The Long & Short Of It Release “Midnight Choir”

Melbourne, Australia is not what comes to mind when I think “country music duo”, but The Long & Short Of It have confounded expectations since their first meeting in 2007. They have built an impressive discography over the past fifteen-plus years including six album releases and two EPs without showing any signs of flagging creative energies. Their latest album Midnight Choir includes eleven originals ranging from good time drinking songs to ballads and cops both traditional and contemporary musical styles. It will likely earn the band more of the same honors that have followed them over the years.

https://www.facebook.com/longandshort/

These aren’t honors given lightly. If you expect romping modern honkytonk to open the release, “Cowboy Lonesome” upends your expectations fast. It is a slowly developing ballad that finds The Long & Short Of It, David Baird and Patsy Toop, planting their flag in the best possible way.

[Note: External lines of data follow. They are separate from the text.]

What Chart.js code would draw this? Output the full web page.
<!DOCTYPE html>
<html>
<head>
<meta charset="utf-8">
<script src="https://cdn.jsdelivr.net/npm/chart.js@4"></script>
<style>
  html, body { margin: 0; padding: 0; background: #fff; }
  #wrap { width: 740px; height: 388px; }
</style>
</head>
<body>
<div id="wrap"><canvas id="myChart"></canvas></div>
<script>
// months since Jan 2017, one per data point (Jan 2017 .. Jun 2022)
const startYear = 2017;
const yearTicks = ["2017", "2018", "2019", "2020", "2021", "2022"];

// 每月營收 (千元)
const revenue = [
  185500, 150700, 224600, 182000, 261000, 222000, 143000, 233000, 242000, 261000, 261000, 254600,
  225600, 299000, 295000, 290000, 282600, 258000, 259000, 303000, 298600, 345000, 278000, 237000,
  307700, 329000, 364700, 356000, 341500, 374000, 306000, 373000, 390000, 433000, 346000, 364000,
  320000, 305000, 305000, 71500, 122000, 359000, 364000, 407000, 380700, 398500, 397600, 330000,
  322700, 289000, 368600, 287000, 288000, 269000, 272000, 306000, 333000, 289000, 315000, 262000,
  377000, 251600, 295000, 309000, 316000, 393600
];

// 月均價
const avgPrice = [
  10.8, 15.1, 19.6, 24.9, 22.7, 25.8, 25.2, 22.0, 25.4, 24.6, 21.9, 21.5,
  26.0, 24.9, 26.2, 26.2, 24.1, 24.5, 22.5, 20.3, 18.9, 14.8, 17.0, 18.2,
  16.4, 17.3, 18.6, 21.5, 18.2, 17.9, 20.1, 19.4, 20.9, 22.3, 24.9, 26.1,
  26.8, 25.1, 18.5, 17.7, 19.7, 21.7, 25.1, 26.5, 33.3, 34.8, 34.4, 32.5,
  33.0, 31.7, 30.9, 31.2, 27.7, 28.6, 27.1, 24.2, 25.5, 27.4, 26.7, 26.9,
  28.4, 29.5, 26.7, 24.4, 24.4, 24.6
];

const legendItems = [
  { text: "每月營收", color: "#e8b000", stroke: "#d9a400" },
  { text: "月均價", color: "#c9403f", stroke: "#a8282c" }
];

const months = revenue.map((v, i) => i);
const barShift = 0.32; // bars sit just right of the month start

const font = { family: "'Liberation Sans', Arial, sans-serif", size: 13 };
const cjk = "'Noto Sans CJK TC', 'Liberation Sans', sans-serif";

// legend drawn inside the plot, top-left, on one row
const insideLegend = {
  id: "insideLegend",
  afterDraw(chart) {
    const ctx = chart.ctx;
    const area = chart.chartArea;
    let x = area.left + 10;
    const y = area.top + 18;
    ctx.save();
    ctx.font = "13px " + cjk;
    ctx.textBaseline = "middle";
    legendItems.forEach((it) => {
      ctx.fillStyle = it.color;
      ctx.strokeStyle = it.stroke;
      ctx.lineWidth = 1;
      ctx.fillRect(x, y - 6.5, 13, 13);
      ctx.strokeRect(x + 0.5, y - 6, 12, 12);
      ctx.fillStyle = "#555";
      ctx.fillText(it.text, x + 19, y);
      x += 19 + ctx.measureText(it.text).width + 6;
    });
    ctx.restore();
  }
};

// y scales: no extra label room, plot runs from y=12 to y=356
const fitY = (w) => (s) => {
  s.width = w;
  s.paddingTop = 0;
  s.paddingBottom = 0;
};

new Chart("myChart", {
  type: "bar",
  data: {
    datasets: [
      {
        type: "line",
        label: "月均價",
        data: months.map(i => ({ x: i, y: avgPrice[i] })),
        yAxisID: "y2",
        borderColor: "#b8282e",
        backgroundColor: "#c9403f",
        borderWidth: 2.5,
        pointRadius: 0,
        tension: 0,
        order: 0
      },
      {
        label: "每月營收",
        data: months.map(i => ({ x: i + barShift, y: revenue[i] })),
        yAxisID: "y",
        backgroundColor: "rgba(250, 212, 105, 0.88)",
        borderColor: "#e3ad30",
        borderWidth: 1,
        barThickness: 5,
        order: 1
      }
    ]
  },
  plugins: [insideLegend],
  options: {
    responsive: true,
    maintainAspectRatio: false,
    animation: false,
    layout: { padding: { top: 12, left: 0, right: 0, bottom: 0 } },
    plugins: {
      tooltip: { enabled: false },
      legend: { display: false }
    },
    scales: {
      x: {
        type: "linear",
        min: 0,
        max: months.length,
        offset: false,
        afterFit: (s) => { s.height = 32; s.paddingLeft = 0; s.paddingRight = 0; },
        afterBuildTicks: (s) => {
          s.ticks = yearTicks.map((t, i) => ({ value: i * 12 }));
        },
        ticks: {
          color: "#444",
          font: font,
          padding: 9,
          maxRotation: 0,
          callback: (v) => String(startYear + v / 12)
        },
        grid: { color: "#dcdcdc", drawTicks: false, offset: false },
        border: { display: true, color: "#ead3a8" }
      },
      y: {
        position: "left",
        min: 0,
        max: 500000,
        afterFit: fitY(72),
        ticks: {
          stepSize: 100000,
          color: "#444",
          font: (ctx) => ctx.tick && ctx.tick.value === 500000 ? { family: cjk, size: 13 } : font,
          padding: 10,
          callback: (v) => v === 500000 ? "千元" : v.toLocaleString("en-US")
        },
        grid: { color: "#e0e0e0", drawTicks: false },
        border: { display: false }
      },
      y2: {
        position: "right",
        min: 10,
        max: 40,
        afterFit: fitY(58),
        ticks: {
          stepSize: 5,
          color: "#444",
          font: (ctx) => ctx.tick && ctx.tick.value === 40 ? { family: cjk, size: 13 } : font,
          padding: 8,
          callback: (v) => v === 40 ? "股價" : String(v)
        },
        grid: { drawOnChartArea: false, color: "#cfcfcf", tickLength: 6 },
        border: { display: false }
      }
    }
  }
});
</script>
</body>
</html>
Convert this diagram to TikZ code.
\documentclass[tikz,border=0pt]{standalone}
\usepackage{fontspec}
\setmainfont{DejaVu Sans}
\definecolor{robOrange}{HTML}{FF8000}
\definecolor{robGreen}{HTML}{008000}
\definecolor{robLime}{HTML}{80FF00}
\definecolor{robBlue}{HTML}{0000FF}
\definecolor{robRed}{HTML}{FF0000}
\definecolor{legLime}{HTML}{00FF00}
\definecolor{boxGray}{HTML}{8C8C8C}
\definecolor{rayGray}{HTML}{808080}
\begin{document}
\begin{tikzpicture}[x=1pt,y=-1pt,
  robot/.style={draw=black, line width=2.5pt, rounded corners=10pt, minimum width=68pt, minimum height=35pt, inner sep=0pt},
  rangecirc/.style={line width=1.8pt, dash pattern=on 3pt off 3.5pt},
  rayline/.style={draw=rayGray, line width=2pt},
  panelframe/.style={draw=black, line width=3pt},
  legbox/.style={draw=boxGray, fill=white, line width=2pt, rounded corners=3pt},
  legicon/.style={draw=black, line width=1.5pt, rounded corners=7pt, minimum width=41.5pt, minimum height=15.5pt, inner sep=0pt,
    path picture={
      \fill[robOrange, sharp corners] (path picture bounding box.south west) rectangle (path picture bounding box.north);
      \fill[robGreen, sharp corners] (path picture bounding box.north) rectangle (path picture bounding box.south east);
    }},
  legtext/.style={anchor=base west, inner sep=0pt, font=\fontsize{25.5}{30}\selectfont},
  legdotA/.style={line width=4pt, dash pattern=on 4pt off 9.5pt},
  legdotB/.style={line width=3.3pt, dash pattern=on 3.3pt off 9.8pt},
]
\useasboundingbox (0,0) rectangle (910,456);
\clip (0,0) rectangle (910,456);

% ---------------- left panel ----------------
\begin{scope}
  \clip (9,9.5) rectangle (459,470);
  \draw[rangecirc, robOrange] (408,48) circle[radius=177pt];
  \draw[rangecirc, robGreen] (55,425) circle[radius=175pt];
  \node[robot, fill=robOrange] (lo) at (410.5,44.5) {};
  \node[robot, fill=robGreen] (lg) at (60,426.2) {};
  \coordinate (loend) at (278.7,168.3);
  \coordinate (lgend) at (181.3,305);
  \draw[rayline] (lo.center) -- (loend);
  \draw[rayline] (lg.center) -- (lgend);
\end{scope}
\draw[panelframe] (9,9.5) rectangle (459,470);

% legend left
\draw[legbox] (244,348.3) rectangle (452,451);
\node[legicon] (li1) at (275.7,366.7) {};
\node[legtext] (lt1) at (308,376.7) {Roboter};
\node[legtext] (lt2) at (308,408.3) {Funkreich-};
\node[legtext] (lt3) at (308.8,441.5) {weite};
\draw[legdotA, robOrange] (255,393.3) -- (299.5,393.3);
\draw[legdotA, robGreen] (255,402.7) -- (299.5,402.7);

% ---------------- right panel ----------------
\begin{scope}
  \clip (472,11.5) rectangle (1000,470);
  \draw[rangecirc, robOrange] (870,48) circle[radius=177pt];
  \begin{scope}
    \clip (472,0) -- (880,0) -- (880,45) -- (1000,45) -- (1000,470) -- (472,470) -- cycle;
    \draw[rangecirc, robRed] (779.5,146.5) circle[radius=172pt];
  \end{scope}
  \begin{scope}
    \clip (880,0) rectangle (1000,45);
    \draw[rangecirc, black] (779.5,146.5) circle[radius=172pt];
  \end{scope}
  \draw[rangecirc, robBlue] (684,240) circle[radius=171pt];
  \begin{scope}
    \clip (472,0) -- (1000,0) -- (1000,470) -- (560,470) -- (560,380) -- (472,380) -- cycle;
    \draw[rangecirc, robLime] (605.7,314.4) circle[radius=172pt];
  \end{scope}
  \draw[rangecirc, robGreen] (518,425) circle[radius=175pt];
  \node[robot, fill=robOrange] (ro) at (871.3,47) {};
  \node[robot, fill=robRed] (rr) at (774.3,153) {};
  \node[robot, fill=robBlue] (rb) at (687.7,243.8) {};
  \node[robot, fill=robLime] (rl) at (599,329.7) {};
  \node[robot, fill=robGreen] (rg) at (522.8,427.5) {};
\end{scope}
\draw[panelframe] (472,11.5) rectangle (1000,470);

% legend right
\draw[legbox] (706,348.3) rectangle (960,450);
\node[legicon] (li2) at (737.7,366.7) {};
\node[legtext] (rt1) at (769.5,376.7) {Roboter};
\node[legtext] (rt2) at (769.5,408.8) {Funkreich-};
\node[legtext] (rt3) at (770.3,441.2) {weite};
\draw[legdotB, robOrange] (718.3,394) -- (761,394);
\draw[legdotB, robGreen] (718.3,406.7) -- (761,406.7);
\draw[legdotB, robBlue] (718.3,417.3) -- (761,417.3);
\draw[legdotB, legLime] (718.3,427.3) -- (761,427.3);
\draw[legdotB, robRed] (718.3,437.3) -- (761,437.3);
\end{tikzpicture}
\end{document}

Hearing how they reclaim classic country subject matter as their own with a personalized touch should convince any skeptics that this venerable form, traditional country music complete with pedal steel and light theatricality, is still a viable art form.

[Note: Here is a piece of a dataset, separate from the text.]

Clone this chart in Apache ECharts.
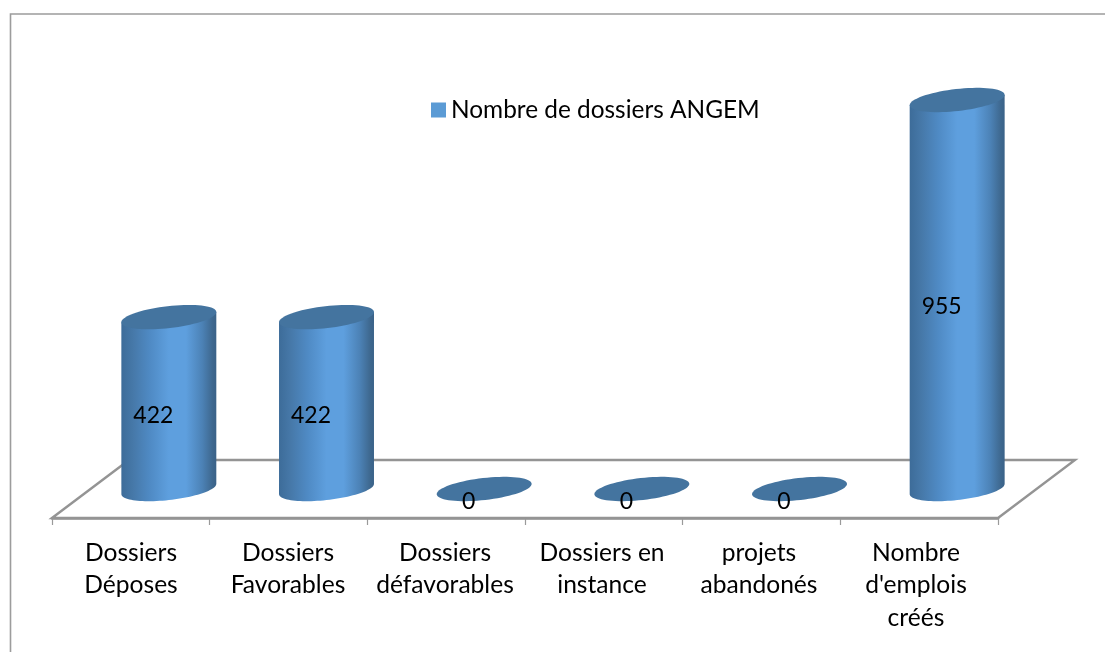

The title song shifts gears in a convincing way. “Midnight Choir” dispenses with any pretense of the opener’s classic country sound in favor of guitar-driven AOR with a strong lyric underpinning it. Baird’s vocals are prominent in the mix once again, but he possesses an excellent voice for conveying the band’s material. The aforementioned good time drinking songs make their first appearance with the clever “Three Chords and the Brew”, but there is subtext. There is a bit of commentary about what it means to be a country songwriter circa 2022 buried in the lyrics and, in particular, some ingenious rhymes that are not just window dressing.

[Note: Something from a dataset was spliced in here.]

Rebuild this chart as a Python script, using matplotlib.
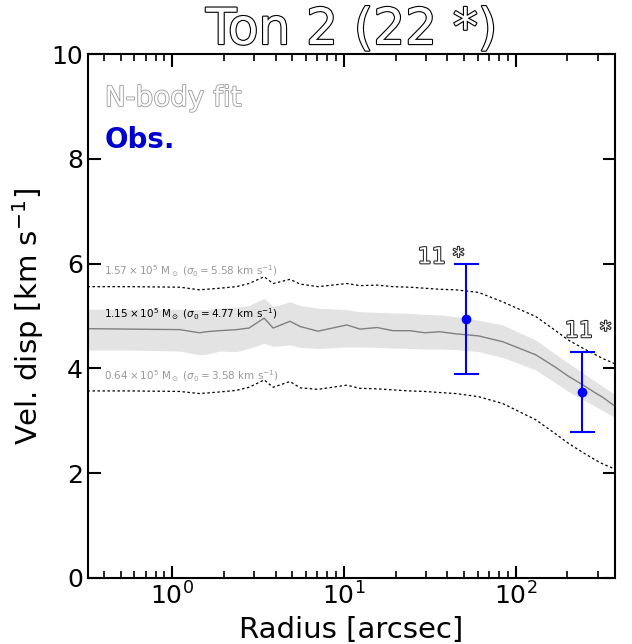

There’s a much stronger balance between Baird and Toop’s voices during the fine ballad “Change How You See the World”. It is reminiscent of the earlier opener. It owes far less to country music influences than radio-friendly rock with strong guitar. The solo during the song’s second half is especially powerful. “That’s Why I’m Here” mixes the modern and traditional arguably better than any other song on Midnight Choir. Attentive listeners won’t be able to help themselves from admiring how adroit The Long & Short of It are so skilled at portraying powerful emotions in a gripping musical way like they do here. It is calibrated in such a way that it produces an emotional response in listeners and few, if any, will feel ashamed of themselves when it works its magic.

Baird and Toop are loaded with magic. The Long & Short of It have hit upon a vital creative formula that’s far from exhausted. The authenticity you hear in each song, in every rise and fall of the singers’ voices, earns your trust in the performers and, most importantly, likely ensures you will keep coming back for more. The Long & Short of It’s Midnight Choir is one of 2022’s most musically and emotionally satisfying releases.